For "extratrees" splitrule.: Number of random splits to consider for each candidate splitting variable.

alpha

For "maxstat" splitrule: Significance threshold to allow splitting.

minprop

For "maxstat" splitrule: Lower quantile of covariate distribution to be considered for splitting.

split.select.weights

Numeric vector with weights between 0 and 1, used to calculate the probability to select variables for splitting. Alternatively, a list of size num.trees, containing split select weight vectors for each tree can be used.

always.split.variables

Character vector with variable names to be always selected in addition to the mtry variables tried for splitting.

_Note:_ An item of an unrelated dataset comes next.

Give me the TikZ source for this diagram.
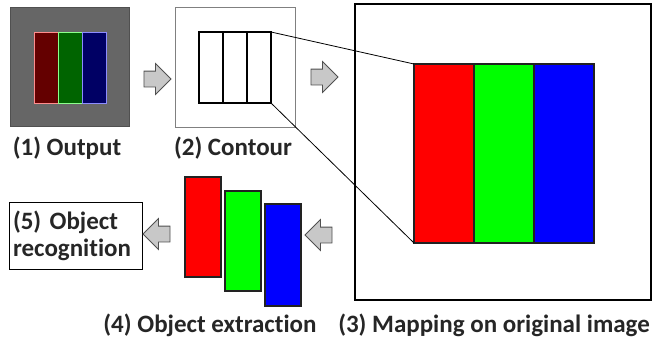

scale.permutation.importance

Scale permutation importance by standard error as in (Breiman 2001). Only applicable if permutation variable importance mode selected.

local.importance

Calculate and return local importance values as in (Breiman 2001). Only applicable if importance is set to 'permutation'.

regularization.factor

Regularization factor (gain penalization), either a vector of length p or one value for all variables.

regularization.usedepth

Consider the depth in regularization.

inbag

Manually set observations per tree. List of size num.trees, containing inbag counts for each observation. Can be used for stratified sampling.

holdout

Hold-out mode. Hold-out all samples with case weight 0 and use these for variable importance and prediction error.

quantreg

Prepare quantile prediction as in quantile regression forests (Meinshausen 2006). Regression only. Set keep.inbag = TRUE to prepare out-of-bag quantile prediction.

oob.error

Compute OOB prediction error. Set to FALSE to save computation time, e.g. for large survival forests.

save.memory

Use memory saving (but slower) splitting mode. No effect for survival and GWAS data. Warning: This option slows down the tree growing, use only if you encounter memory problems.

verbose

Show computation status and estimated runtime.

Value

A RandomForestSurrogates S3 object.

  • trees: List of all trees with surrogate analysis. (Class: SurrogateTrees, LayerTrees, RangerTrees)

  • ranger: The ranger::ranger model used to obtain the trees.

  • s: The number of surrogates investigated.